Entre ombre et lumière : L’apocalypse environnementale et la sacralisation de la nature chez Aridjis et Barjavel

Auteur / Author: 
Laurence PAGACZ (Université Catholique de Louvain, Belgique)
Date: 
Vendredi 26 Août 2011 - 8:30
Local: 
R-R120

 

Dans beaucoup d’œuvres de ces quarante dernières années, littéraires et cinématographiques, les relations tendues de l’homme envers la nature débouchent sur une apocalypse non dénuée d’ambivalence : en effet, le nouveau monde post-apocalyptique présente généralement à la fois des dimensions utopiques et dystopiques : utopiques car elles dénotent l’aspiration à un monde naturel purifié et à un nouvel âge d’or ; dystopiques car l’apocalypse laisse derrière elle un monde ravagé.
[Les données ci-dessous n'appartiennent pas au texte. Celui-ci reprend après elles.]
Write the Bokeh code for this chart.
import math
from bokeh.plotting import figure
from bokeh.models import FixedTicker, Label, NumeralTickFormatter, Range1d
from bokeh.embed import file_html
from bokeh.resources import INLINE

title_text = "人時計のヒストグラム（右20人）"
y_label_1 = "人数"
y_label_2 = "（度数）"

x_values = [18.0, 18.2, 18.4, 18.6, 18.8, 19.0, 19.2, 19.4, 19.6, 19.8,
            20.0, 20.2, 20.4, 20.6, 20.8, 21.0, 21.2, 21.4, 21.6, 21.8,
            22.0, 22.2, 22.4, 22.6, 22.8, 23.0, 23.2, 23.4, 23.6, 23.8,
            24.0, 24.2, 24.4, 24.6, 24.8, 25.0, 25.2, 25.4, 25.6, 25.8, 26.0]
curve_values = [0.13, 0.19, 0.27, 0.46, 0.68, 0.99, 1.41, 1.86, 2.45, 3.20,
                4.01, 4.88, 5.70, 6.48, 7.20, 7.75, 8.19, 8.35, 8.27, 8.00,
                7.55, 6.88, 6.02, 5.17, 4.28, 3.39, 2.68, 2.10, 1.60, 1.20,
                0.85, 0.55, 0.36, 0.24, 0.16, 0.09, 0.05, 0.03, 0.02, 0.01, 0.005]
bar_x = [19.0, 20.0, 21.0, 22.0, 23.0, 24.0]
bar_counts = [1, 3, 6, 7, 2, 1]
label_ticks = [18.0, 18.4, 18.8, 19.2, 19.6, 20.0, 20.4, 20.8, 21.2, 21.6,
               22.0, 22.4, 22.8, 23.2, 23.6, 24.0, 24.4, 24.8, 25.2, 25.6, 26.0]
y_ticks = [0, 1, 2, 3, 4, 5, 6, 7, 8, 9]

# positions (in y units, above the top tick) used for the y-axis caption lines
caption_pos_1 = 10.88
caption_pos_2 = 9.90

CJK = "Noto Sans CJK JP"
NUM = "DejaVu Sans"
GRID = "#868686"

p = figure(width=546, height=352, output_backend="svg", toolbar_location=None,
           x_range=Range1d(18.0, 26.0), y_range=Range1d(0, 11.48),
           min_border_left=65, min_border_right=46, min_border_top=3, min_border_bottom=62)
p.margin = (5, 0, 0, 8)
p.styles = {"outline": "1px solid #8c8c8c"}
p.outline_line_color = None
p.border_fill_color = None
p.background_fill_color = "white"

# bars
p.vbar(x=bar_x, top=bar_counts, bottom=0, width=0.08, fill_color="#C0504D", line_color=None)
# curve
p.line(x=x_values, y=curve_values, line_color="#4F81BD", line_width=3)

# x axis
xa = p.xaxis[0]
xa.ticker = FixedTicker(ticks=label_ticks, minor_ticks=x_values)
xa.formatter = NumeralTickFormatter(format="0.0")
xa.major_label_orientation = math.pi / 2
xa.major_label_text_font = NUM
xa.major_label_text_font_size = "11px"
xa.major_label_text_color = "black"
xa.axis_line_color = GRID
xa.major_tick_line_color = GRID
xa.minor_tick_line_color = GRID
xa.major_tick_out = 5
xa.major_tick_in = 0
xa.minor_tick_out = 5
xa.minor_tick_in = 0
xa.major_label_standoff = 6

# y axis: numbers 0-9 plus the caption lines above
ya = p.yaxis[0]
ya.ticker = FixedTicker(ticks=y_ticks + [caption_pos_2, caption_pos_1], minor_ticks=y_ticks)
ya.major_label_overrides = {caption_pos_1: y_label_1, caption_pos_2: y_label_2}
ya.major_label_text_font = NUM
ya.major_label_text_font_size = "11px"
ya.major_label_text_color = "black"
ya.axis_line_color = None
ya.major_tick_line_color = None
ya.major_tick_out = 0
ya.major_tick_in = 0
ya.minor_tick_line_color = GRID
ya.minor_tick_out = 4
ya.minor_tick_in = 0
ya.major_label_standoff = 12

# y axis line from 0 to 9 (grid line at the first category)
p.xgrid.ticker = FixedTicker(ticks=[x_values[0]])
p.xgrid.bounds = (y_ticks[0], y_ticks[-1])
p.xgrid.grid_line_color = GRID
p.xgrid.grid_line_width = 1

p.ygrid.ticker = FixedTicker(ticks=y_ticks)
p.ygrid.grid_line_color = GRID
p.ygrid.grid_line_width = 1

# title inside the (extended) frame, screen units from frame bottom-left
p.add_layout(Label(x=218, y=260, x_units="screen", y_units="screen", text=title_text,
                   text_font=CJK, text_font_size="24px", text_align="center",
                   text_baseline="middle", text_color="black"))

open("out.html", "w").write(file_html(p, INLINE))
Ce rapport conflictuel, fait de peur et de fascination, de l’homme avec la nature est reflété dans — et s’est réveillé avec — la modernité technologique.

 

C’est bien cette dernière qui est en cause dans les recréations d’apocalypses modernes d’Aridjis et de Barjavel que je me propose d’étudier ici : La leyenda de los soles (1993), qui situe l’action à México en 2027, où les séismes font partie du quotidien, jusqu’à un séisme plus important qui détruit la ville et inaugure l’ère du Sixième Soleil, conformément à la légende ; Ravage (1943) se déroule dans un monde futuriste soudainement arrêté dans son fonctionnement technologique et détruit.

 

L’étude de la manière dont la littérature s’approprie les discours écologiques, l’écocritique, s’intéresse à l’imaginaire apocalyptique véhiculé par ces discours ainsi qu’à l’image négative de l’homme moderne, dépeint comme l’ennemi dans la guerre nature/technologie humaine ; cela fait dire à Laurent Larcher que l’écologisme est un antihumanisme et un anticapitalisme vert.

 

Aborder la littérature apocalyptique sous l’angle écocritique conduit à une réflexion sur le mythe de l’apocalypse qui permet, comme celui de l’utopie, de mobiliser les esprits et de transformer les modes de pensée occidentaux ; ces mythes ne resurgissent que lorsque la société est en crise, sous le mode de l’avertissement et de l’appel au changement. Ainsi, les œuvres apocalyptiques d’Aridjis et de Barjavel peuvent constituer une réponse à la crise écologique et culturelle actuelle. Avec l’apocalypse, tout en évitant la tentation de l’anthropocentrisme, semble apparaître chez ces auteurs une sacralisation de la nature, notamment par le biais de la mythologie — le mythe de l’âge d’or en particulier ; cette sacralisation, selon Freddy Raphaël, semble nécessaire à la restructuration de la société occidentale en manque de dieux : le sacré devient le langage à travers lequel les changements de la société peuvent devenir conscients en prenant un sens pour l’homme.